Я не пойму, почему он так говорил: он несколько раз приглашал (и чтоб обязательно вдвоем) смотреть. То ли он так из озорства, то ли от смущения, то ли — от того и другого вместе, то ли потому, что он уже весь был во второй серии, а первая ему казалась вчерашним днем, и он в самом деле говорил что думал. Картина кончилась, и мы вышли на террасу. Я сказал:
— Если говорить о непосредственных впечатлениях, то я скажу так — надо иметь шекспировские нервы, чтобы все это просмотреть до конца. Не знаю, как вы, но стоит мне просмотреть внимательно один-два, от силы три зала в Третьяковке, и меня охватывает резкая усталость, запас впечатлительности исчерпан, и если я смотрю дальше, то воспринимаю все хуже и хуже и наконец просто ничего не воспринимаю, что бы там ни выставляли. А вы показали по крайней мере три Третьяковских галереи: каждая картина шедевр, честное слово, но сразу столько — это же с ума сойти, хорошенького понемножку. Возможно, я просто не тот зритель, — греки, например, на целый день уходили в театр и смотрели подряд столько, сколько мы и в неделю не способны, то есть я. Этот античный принцип, вероятно, вы и возрождаете, вы — новый, завтрашний художник, так скажем, и вы еще не обрели своего нового зрителя — он появится завтра, когда вас и по крайней мере меня не будет. А пока что, на мой взгляд, эта грандиозная масса не движется, нет внутренней пружины, которая все бы это завертела, пока что это длинный коридор, по которому я хожу и хожу, а конца-края его не видно.

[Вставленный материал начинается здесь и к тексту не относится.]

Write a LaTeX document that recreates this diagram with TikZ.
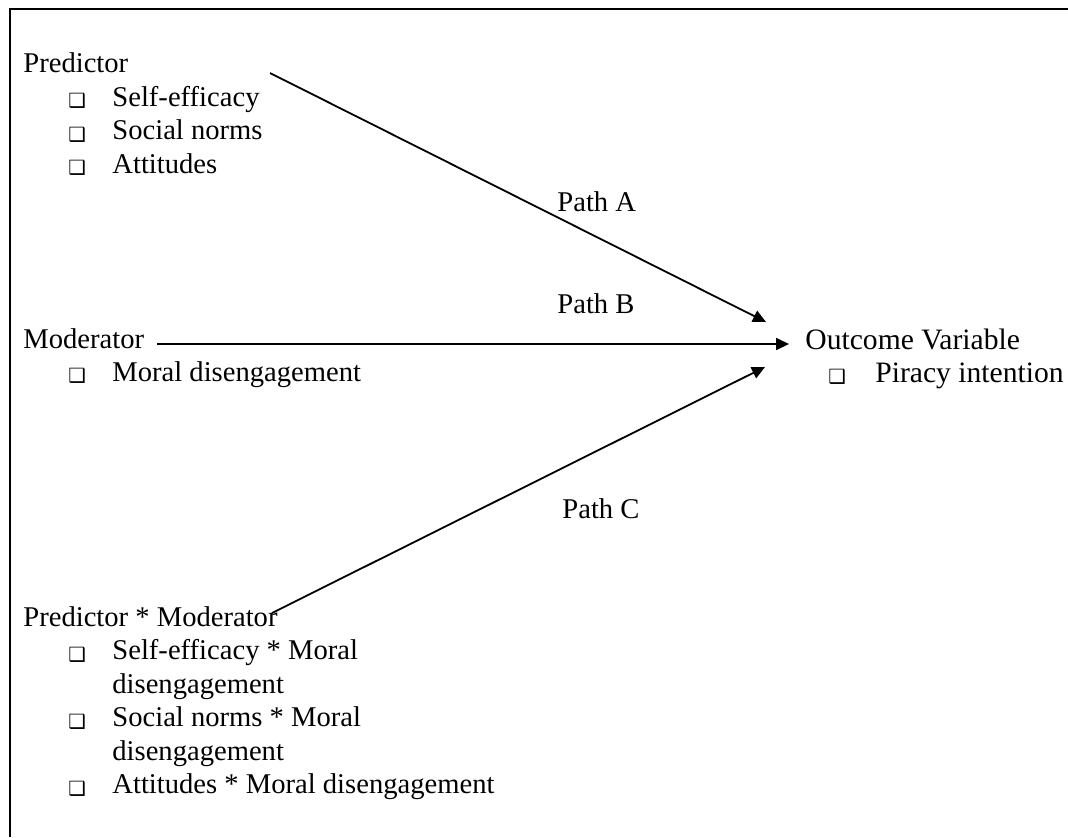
\documentclass[tikz,border=0pt]{standalone}
\usepackage{fontspec}
\setmainfont{Liberation Serif}
\newfontfamily\symfont{DejaVu Sans}
\usetikzlibrary{arrows.meta}

\begin{document}
\begin{tikzpicture}[x=0.5pt,y=-0.5pt,
  txt/.style={anchor=base west, inner sep=0pt, font=\fontsize{14.3}{16.75}\selectfont},
  bigtxt/.style={txt, font=\fontsize{14.8}{17}\selectfont},
  bul/.style={anchor=base west, inner sep=0pt, font=\symfont\fontsize{9.8}{10}\selectfont},
  link/.style={line width=0.9pt, -{Triangle[length=6.5pt,width=6pt]}}]
\useasboundingbox (0,0) rectangle (1068,837);
\fill[white] (0,0) rectangle (1068,837);
% frame (only top and left edges fall inside the page)
\draw[line width=1pt] (10,837) -- (10,9) -- (1068,9);

% predictor block
\node[txt] (pred) at (23,72) {Predictor};
\node[bul] (pb1) at (68,107.5) {❑};
\node[txt] (p1) at (112,106) {Self-efficacy};
\node[bul] (pb2) at (68,141) {❑};
\node[txt] (p2) at (112,139.5) {Social norms};
\node[bul] (pb3) at (68,174.5) {❑};
\node[txt] (p3) at (112,173) {Attitudes};

% moderator block
\node[txt] (mod) at (23,348) {Moderator};
\node[bul] (mb1) at (68,382.5) {❑};
\node[txt] (m1) at (112,381) {Moral disengagement};

% interaction block
\node[txt] (inter) at (23,626) {Predictor * Moderator};
\node[bul] (ib1) at (68,661) {❑};
\node[txt] (i1) at (112,659.5) {Self-efficacy * Moral};
\node[txt] (i1b) at (112,693) {disengagement};
\node[bul] (ib2) at (68,728) {❑};
\node[txt] (i2) at (112,726.5) {Social norms * Moral};
\node[txt] (i2b) at (112,760) {disengagement};
\node[bul] (ib3) at (68,795) {❑};
\node[txt] (i3) at (112,793.5) {Attitudes * Moral disengagement};

% outcome block
\node[bigtxt] (out) at (805,349) {Outcome Variable};
\node[bul] (ob1) at (828,383.5) {❑};
\node[bigtxt] (o1) at (875,382) {Piracy intention};

% path labels
\node[txt] (la) at (557,211) {Path A};
\node[txt] (lb) at (557,313) {Path B};
\node[txt] (lc) at (562,518) {Path C};

% connector ends
\coordinate (aStart) at (270,73);
\coordinate (aEnd) at (766,322);
\coordinate (bStart) at (157,344);
\coordinate (bEnd) at (789,344);
\coordinate (cStart) at (272,613);
\coordinate (cEnd) at (765,367);

\draw[link] (aStart) -- (aEnd);
\draw[link] (bStart) -- (bEnd);
\draw[link] (cStart) -- (cEnd);
\end{tikzpicture}
\end{document}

— Пружина появится во второй картине, и все задвигается — тут я только располагаюсь к действию, раскладываю карты. Настоящая игра — сумасшедший азарт! — появится во второй картине. Боюсь только за нее.
— Что так?
— Боюсь — не одобрят. Первая — заказная, ее ждут, мне сказали — я выполнил, скажут — вот и молодец, а вторая, виноват, не того, не слишком ли жарко? Вы заметили — тут вроде бы некоторая закономерность есть у Ивана Васильевича: качели то вверх, то вниз, сейчас пойдут вверх, а в следующей — вниз, увидите. Не знаю — я все это выдумываю, готовлюсь на всякий случай… Тут — просто размах, масштаб, показ, демонстрация, сила, а там — концепция. Я делаю историческую вещь, привожу в движение карусель истории, вот и все мои дела. Дедушка Пимен учил: не мудрствуйте лукаво. А вот мне кажется — без концепции не обойтись, без твоей, собственной, личной концепции, которая тебя греет, тебя лично волнует… Это может совпадать — и даже весьма желательно, и совершенно даже необходимо это объективное соответствие, — но без моего угла зрения ни черта не получится в смысле художественном… Я, конечно, все, что нужно, сделал, изучил, позиция ясная — но когда делаю картину, вторую серию, я ориентируюсь на личное самочувствие: при полном уважении к требуемой точке зрения и всяческом желании ее поддержать. Тут, может быть, возникает расхождение и параллелизм. Мне сказали: картину сделать не ради прошлого, а ради будущего, не сегодняшняя эпоха должна объяснить вчерашнюю — что нам до нее за дело! — а вчерашняя пускай послужит сегодняшней, послужит не за страх, а за совесть. А в случае чего — пускай и за страх, если совесть у тебя хлипка и ты такой церемонный! Понятно?